Он опустился на колени и провёл ладонью по гравировке. Буквы были холодными, чуть шероховатыми. «Mors certa, hora incerta». Смерть неизбежна, час неизвестен. Но неизвестен — для кого? Для того, кто умирает? Или для того, кто наблюдает? И вообще — что значит «неизвестен»? Неизвестен — значит, его можно выбрать. Если час неизвестен, его можно назначить. Самому. Сейчас.
— Нужно что-то сказать, — произнёс он. — Это замок, который открывается словом. Как в сказке про Али-Бабу. Сим-сим, откройся. Только здесь другой пароль.
— Откуда вы знаете? — спросил Платон.
— Потому что всё в этом месте завязано на речь. На слова. На интенцию. Протокол «Мюнхаузен» — речевая процедура. Артефакт — прикосновение к правде через слово. Вход в сердце Элизиума тоже должен быть речевым.
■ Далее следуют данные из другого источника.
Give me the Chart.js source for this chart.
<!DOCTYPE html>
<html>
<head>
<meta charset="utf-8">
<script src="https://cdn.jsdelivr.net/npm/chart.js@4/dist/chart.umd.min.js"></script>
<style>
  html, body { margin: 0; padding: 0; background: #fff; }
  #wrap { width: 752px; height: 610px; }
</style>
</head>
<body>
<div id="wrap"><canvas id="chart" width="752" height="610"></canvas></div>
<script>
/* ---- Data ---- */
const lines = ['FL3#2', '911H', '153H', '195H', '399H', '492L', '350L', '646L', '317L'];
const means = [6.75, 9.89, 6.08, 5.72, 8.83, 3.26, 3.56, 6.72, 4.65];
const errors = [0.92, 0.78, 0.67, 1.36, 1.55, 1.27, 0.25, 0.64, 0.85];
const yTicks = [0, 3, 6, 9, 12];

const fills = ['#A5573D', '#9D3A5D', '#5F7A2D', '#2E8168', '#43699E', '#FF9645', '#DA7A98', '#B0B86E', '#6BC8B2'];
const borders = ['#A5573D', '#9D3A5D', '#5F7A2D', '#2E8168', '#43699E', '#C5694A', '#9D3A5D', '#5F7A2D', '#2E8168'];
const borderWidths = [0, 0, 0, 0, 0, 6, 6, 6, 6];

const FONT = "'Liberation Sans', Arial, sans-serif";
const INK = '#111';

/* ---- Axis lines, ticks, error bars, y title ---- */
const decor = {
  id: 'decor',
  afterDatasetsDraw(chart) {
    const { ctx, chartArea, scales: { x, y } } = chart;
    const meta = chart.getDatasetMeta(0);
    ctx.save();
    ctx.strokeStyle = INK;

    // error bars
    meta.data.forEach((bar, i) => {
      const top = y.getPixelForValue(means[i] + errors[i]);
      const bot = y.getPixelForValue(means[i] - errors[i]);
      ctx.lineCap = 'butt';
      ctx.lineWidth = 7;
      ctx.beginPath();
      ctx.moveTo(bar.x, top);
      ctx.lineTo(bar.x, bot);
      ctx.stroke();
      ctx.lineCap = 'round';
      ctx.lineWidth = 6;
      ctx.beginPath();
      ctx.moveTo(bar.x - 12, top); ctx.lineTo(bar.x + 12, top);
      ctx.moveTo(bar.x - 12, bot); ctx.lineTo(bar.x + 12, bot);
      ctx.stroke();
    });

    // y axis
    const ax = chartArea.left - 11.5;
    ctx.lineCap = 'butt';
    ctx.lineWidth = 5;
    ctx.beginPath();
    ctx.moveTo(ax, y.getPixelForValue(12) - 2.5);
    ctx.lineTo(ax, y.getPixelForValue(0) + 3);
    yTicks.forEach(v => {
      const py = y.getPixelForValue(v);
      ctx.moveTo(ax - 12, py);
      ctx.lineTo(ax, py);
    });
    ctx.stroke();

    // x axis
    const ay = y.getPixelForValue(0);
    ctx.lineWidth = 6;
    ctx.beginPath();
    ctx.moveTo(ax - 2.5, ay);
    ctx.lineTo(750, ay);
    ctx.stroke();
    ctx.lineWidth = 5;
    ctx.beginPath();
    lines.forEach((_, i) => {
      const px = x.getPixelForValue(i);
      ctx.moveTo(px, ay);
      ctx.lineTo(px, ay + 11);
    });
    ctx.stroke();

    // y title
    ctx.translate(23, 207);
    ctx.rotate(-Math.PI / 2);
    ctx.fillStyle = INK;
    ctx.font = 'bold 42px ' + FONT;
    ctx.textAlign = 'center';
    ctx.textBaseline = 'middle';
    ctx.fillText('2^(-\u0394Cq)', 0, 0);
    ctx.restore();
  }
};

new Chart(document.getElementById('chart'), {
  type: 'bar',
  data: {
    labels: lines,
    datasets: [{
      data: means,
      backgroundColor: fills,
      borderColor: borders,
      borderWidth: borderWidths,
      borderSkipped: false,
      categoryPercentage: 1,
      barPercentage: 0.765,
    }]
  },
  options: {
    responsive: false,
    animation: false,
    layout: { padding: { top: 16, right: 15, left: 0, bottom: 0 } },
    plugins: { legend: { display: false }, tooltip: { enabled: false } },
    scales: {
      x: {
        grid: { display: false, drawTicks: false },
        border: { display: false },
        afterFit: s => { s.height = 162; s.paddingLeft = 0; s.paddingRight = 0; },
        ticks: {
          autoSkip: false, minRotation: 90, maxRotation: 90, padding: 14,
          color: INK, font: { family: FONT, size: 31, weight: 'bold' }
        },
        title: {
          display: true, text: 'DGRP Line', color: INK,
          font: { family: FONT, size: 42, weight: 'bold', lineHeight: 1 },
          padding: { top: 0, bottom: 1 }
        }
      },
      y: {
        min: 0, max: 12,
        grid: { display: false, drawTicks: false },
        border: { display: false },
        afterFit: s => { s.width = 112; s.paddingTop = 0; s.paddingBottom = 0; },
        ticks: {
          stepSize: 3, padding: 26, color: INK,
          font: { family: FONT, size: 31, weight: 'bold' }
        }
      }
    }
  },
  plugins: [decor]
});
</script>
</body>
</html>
Это логично.
— Логично, но какое слово?
Лютиций задумался. Слово-ключ. Пароль. Фраза, которая откроет люк. Она должна быть связана с Мюнхаузеном, с Элизиумом, со смертью и воскрешением. Может быть, это имя барона? Или название артефакта? Или...
— Говно Мюнхаузена, — сказал он вслух.
Ничего не произошло. Плита осталась неподвижной. Платон смотрел на него с сомнением.
— Может быть, на латыни? — предположил он.
— Может быть. Но я не знаю, как будет «говно» на латыни. Stercus? Fimus? Merda? Это всё не то. Пароль должен быть точным. Таким, каким он был задуман архитектором. Или Корнелиусом. Или самим бароном, если он действительно существует.
— Попробуйте по-немецки, — предложил Платон. — Мюнхаузен был немцем.
— Scheiße des Münchhausen, — произнёс Лютиций.
Плита дрогнула. По мраморной мозаике побежала трещина — не настоящая, а световая, как будто кто-то включил подсветку контура. Гравировка вспыхнула золотом, и буквы начали перестраиваться, складываясь в новую фразу:
«Wer die Wahrheit spricht, wird sterben. Wer lügt, wird leben. Wer beides tut, wird ewig sein».
— «Кто говорит правду — умрёт. Кто лжёт — будет жить. Кто делает и то и другое — будет вечным», — перевёл Платон. — Это что-то вроде загадки.
— Нет, — сказал Лютиций, поднимаясь с колен. — Это не загадка. Это парадокс. Очередной парадокс.
Он смотрел на светящуюся надпись и чувствовал, как в голове закипает мысль. Парадокс был сформулирован изящно, но в нём чувствовался подвох. «Кто говорит правду — умрёт». Это согласовывалось с историей об артефакте: человек, который не может врать, умирает через три дня. «Кто лжёт — будет жить». Это тоже логично: ложь — это защитный механизм, способ выживания. Но «кто делает и то и другое — будет вечным»? Что это значит? Как можно одновременно говорить правду и лгать? Это же логическое противоречие.